In the final days of the Obama administration, White House and Department of Homeland Security officials defended the elimination of a special parole policy known as “wet-foot, dry-foot” (which allowed Cubans who reached land to remain, while sending back those stopped at sea) as a response to increasing migration from Cuba, a way to “equalize” immigration policies and ensure that young Cubans who could be agents of change remained in the country.

At the time, Cuban migrants at the U.S.-Mexico border who got an immigration parole — a document good for one year or longer — were entitled to apply for work permits and could easily file for permanent residence under the Cuban Adjustment Act.

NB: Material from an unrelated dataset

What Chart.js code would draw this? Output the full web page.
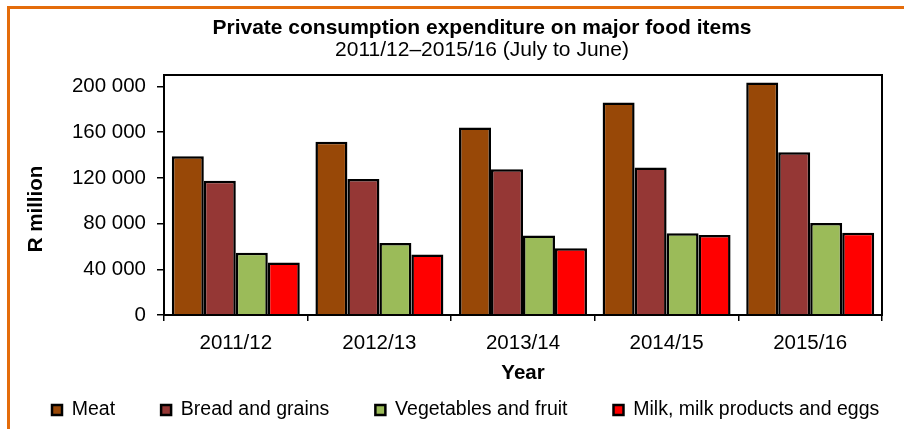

The 1966 law allows Cubans who have been “inspected and admitted or paroled into the United States” to apply for a green card after living in the country for at least one year.

Six years later, another Democratic administration is facing an even larger migration crisis, as more than 177,000 Cubans have fled the island for the United States since October, federal data shows. The U.S. Coast Guard has stopped another 5,000 at sea and returned them to Cuba.

And despite past promises by Cuban authorities, the United States still lacks a way to deport thousands of Cuban nationals to the island, especially when they arrive at Mexican border. This has forced Biden administration officials to implement a kind of de facto wet-foot, dry-foot policy: Most people stopped at sea are returned to the island, while those arriving at the border or making landfall in South Florida are allowed in, with the understanding they can claim asylum.